【建築紹介111】由布院駅舎:磯崎新

目次

由布院駅とは?

由布院駅は、温泉地として有名な湯布院町の玄関口となるように建てられた駅舎である。

設計を務めたのは、日本のみならず世界的にも著名な建築家「磯崎新」。

単なる通過点としての駅舎ではなく、街の歴史・文化を伝える役割を持ちながら、なおかつ湯布院町のシンボルともなる建築が要求された。

これらの要求に対して磯崎は、礼拝堂をイメージした大きな吹き抜けを持つ魅力的な駅舎を完成させている。

磯崎新とは?

photo by Manel Armengol/ CC 表示-継承 2.0
  • 1931 大分県大分市に生まれる
  • 1954 東京大学工学部建築学科卒業
  • 1967 日本建築学会賞作品賞
  • 1975 著書『建築の解体』
  • 2019 プリツカー賞受賞

磯崎新は、「建築の解体」を始めとする著書や実際の建築物によって、自身が持つ建築論を世に発信し続けている建築家である。

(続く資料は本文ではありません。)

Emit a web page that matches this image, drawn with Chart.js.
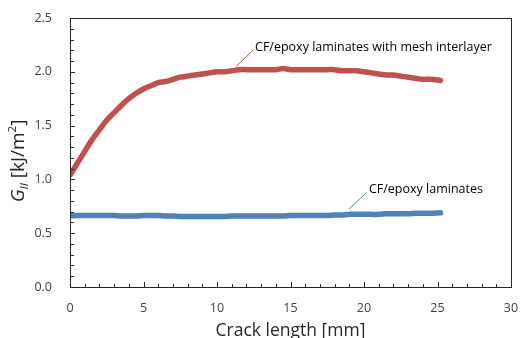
<!DOCTYPE html>
<html>
<head>
<meta charset="utf-8">
<script src="https://cdn.jsdelivr.net/npm/chart.js@4.4.1/dist/chart.umd.min.js"></script>
<style>
  html, body { margin: 0; padding: 0; background: #fff; }
  #wrap { width: 520px; height: 338px; }
</style>
</head>
<body>
<div id="wrap"><canvas id="chart" width="520" height="338"></canvas></div>
<script>
// crack length [mm]
const crackLength = [0, 0.5, 1, 1.5, 2, 2.5, 3, 3.5, 4, 4.5, 5, 5.5, 6, 6.5, 7, 7.5, 8, 8.5, 9, 9.5,
  10, 10.5, 11, 11.5, 12, 12.5, 13, 13.5, 14, 14.5, 15, 15.5, 16, 16.5, 17, 17.5, 18, 18.5, 19, 19.5,
  20, 20.5, 21, 21.5, 22, 22.5, 23, 23.5, 24, 24.5, 25.2];

// G_II [kJ/m2], CF/epoxy laminates with mesh interlayer
const meshValues = [1.04, 1.15, 1.26, 1.37, 1.46, 1.55, 1.62, 1.69, 1.75, 1.80, 1.84, 1.87, 1.90, 1.91, 1.93, 1.95, 1.96, 1.97, 1.98, 1.99,
  2.00, 2.00, 2.01, 2.02, 2.02, 2.02, 2.02, 2.02, 2.02, 2.03, 2.02, 2.02, 2.02, 2.02, 2.02, 2.02, 2.02, 2.01, 2.01, 2.01,
  2.00, 1.99, 1.98, 1.97, 1.97, 1.96, 1.95, 1.94, 1.93, 1.93, 1.92];

// G_II [kJ/m2], CF/epoxy laminates
const plainValues = [0.66, 0.665, 0.665, 0.665, 0.665, 0.665, 0.665, 0.66, 0.66, 0.66, 0.665, 0.665, 0.665, 0.66, 0.66, 0.655, 0.655, 0.655, 0.655, 0.655,
  0.655, 0.655, 0.66, 0.66, 0.66, 0.66, 0.66, 0.66, 0.66, 0.66, 0.665, 0.665, 0.665, 0.665, 0.665, 0.665, 0.67, 0.67, 0.675, 0.675,
  0.675, 0.675, 0.675, 0.68, 0.68, 0.68, 0.68, 0.685, 0.685, 0.685, 0.69];

const xTicks = [0, 5, 10, 15, 20, 25, 30];
const yTicks = [0.0, 0.5, 1.0, 1.5, 2.0, 2.5];

// labels with leader lines, in data coordinates
const callouts = [
  { text: "CF/epoxy laminates with mesh interlayer", from: [11.3, 2.05], to: [12.45, 2.2], color: "#C0504D" },
  { text: "CF/epoxy laminates", from: [18.98, 0.725], to: [20.2, 0.88], color: "#4F81BD" }
];

const FONT = "'Open Sans', sans-serif";
const AXIS = "#262626";

const toPoints = (ys) => crackLength.map((x, i) => ({ x: x, y: ys[i] }));

// box, inward ticks, y title and callouts
const decorations = {
  id: "decorations",
  afterDraw(chart) {
    const ctx = chart.ctx;
    const area = chart.chartArea;
    const xs = chart.scales.x, ys = chart.scales.y;
    ctx.save();
    ctx.strokeStyle = AXIS;
    ctx.lineWidth = 1;
    ctx.strokeRect(Math.round(area.left) + 0.5, Math.round(area.top) + 0.5,
      Math.round(area.right - area.left), Math.round(area.bottom - area.top));

    ctx.beginPath();
    for (let v = 1; v < 30; v++) {
      const px = Math.round(xs.getPixelForValue(v)) + 0.5;
      const len = v % 5 === 0 ? 5 : 3;
      ctx.moveTo(px, area.bottom);
      ctx.lineTo(px, area.bottom - len);
    }
    for (let k = 1; k < 25; k++) {
      const py = Math.round(ys.getPixelForValue(k / 10)) + 0.5;
      const len = k % 5 === 0 ? 5 : 4;
      ctx.moveTo(area.left, py);
      ctx.lineTo(area.left + len, py);
    }
    ctx.stroke();

    // y axis title: G_II [kJ/m^2]
    ctx.translate(19, 161);
    ctx.rotate(-Math.PI / 2);
    ctx.fillStyle = "#262626";
    ctx.textBaseline = "middle";
    const parts = [
      { t: "G", f: "italic 19px " + FONT, dy: 0 },
      { t: "II", f: "italic 11.5px " + FONT, dy: 6 },
      { t: " [kJ/m", f: "19px " + FONT, dy: 0 },
      { t: "2", f: "11.5px " + FONT, dy: -6 },
      { t: "]", f: "19px " + FONT, dy: 0 }
    ];
    let total = 0;
    parts.forEach(p => { ctx.font = p.f; p.w = ctx.measureText(p.t).width; total += p.w; });
    let cx = -total / 2;
    parts.forEach(p => { ctx.font = p.f; ctx.fillText(p.t, cx, p.dy); cx += p.w; });
    ctx.restore();

    ctx.save();
    callouts.forEach(c => {
      const x1 = xs.getPixelForValue(c.from[0]), y1 = ys.getPixelForValue(c.from[1]);
      const x2 = xs.getPixelForValue(c.to[0]), y2 = ys.getPixelForValue(c.to[1]);
      ctx.strokeStyle = c.color;
      ctx.lineWidth = 1;
      ctx.beginPath();
      ctx.moveTo(x1, y1);
      ctx.lineTo(x2, y2);
      ctx.stroke();
      ctx.fillStyle = "#000";
      ctx.font = "12.5px " + FONT;
      ctx.textBaseline = "middle";
      ctx.fillText(c.text, x2 + 2, y2 - 3);
    });
    ctx.restore();
  }
};

new Chart(document.getElementById("chart").getContext("2d"), {
  type: "line",
  data: {
    datasets: [
      {
        label: "CF/epoxy laminates with mesh interlayer",
        data: toPoints(meshValues),
        borderColor: "#C0504D",
        borderWidth: 5.5,
        borderCapStyle: "round",
        borderJoinStyle: "round",
        pointRadius: 0,
        tension: 0.3
      },
      {
        label: "CF/epoxy laminates",
        data: toPoints(plainValues),
        borderColor: "#4F81BD",
        borderWidth: 5.5,
        borderCapStyle: "round",
        borderJoinStyle: "round",
        pointRadius: 0,
        tension: 0.3
      }
    ]
  },
  options: {
    responsive: false,
    animation: false,
    layout: { padding: { top: 18, right: 9, left: 0, bottom: 0 } },
    plugins: {
      legend: { display: false },
      tooltip: { enabled: false }
    },
    scales: {
      x: {
        type: "linear",
        min: 0,
        max: 30,
        afterBuildTicks: (scale) => { scale.ticks = xTicks.map(v => ({ value: v })); },
        afterFit: (scale) => { scale.height = 51; scale.paddingLeft = 0; scale.paddingRight = 0; },
        grid: { display: false },
        border: { display: false },
        ticks: { color: "#404040", font: { family: FONT, size: 12.5 }, padding: 6, maxRotation: 0 },
        title: {
          display: true,
          text: "Crack length [mm]",
          color: "#262626",
          font: { family: FONT, size: 17.5 },
          padding: { top: 0, bottom: -4 }
        }
      },
      y: {
        type: "linear",
        min: 0,
        max: 2.5,
        afterBuildTicks: (scale) => { scale.ticks = yTicks.map(v => ({ value: v })); },
        afterFit: (scale) => { scale.width = 70; scale.paddingTop = 0; scale.paddingBottom = 0; },
        grid: { display: false },
        border: { display: false },
        ticks: {
          color: "#404040",
          font: { family: FONT, size: 12.5 },
          padding: 10,
          callback: (v) => Number(v).toFixed(1)
        }
      }
    }
  },
  plugins: [decorations]
});
</script>
</body>
</html>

代表作としては、「北九州市立美術館」「ロサンゼルス現代美術館」などが挙げられる。

2019年には、建築界のノーベル賞といわれるプリツカー賞を受賞し、長年の功績が世界中で再認識された。

建築の特徴

由布院駅の建築的特徴としては、次のような点が挙げられる。

  1. 礼拝堂をイメージした構成
  2. 黒塗りの木材を使用した外観
  3. 高さ12mの吹き抜けを持つ中央コンコース
  4. 左右に伸びるヴォールト屋根
  5. ホーム端にある足湯

礼拝堂をイメージした構成

由布院駅はイタリアの礼拝堂をイメージして設計されたと言われているが、このことを知ると随所に礼拝堂的な構成が見えてくる。

例えば、中央のヴォールト屋根と大きな吹き抜けを持つ塔はまさに礼拝堂的である。

さらに面白いのが、この構成を黒塗りの木材でつくり上げているということである。

つまり、西洋的要素と日本的要素の融合もこの建築の魅力の一つであるのだ。

黒塗りの木材を使用した外観

先ほど述べたようにこの建築は木造で建てられており、その外壁をさらに黒く塗っているため落ち着いたクールな外観が特徴的である。

木造を採用したのは、湯布院町という自然豊かな街という背景を考慮してのことだと言う。

一方で、黒い外観とは対照的に内観は白色を基調としている。

この両者の対比も意外性があり、魅力的な空間の要素となっている。

高さ12mの吹き抜けを持つ中央コンコース

駅舎中央にそびえたつ塔の内部空間は、高さ12mの大きな吹き抜け空間となっている。

さらに、その空間は集成材による交差ヴォールト屋根によって覆われており、光の落ちる豊かな内部空間が形成されている。

実はこの塔、計画当初は約20mの高さで設定していたが、周辺の自然環境や条例などを考慮した結果、12mまで高さが抑えられたという背景も持つ。

左右に伸びるヴォールト屋根

中央の塔(コンコース)を基点に左右に伸びるヴォールト屋根。

この下の空間は、駅事務室と待合室になっている。

この待合室は、待合場としてはもちろんイベントスペースや展示スペースとして活用できるくらい大きな空間として確保されている。

これによって、駅特有の「待ち時間」というものを有効活用できる駅舎となっている。

ホーム端にある足湯

photo by ほっきー/ CC 表示-継承 4.0

由布院駅には、由布という温泉地に建つ駅舎ということから、ホームの端に足湯が設置されている。

この足湯によっても、駅特有の「待ち時間」というものを有効的かつ豊かな時間にすることができる。

建築概要

  • 所在地:大分県大分郡湯布院町
  • 竣工 :1990年12月
  • 用途 :駅舎
  • 構造 :木造枠組壁工法
  • 階数 :地上1階
  • 設計 :磯崎新アトリエ
  • 施工 :大林組
  • 構造 :川口衞構造設計事務所
  • 設備 :環境エンジニアリング

最後に・・・

以上が由布院駅の建築的特徴でした。

湯布院町という街との調和や、礼拝堂をイメージしたという荘厳な空間など、今までにないような駅舎の構成が魅力的な建築になっていたと思います。

是非一度、由布院駅を訪れてみてください!!

ご覧いただきありがとうございました。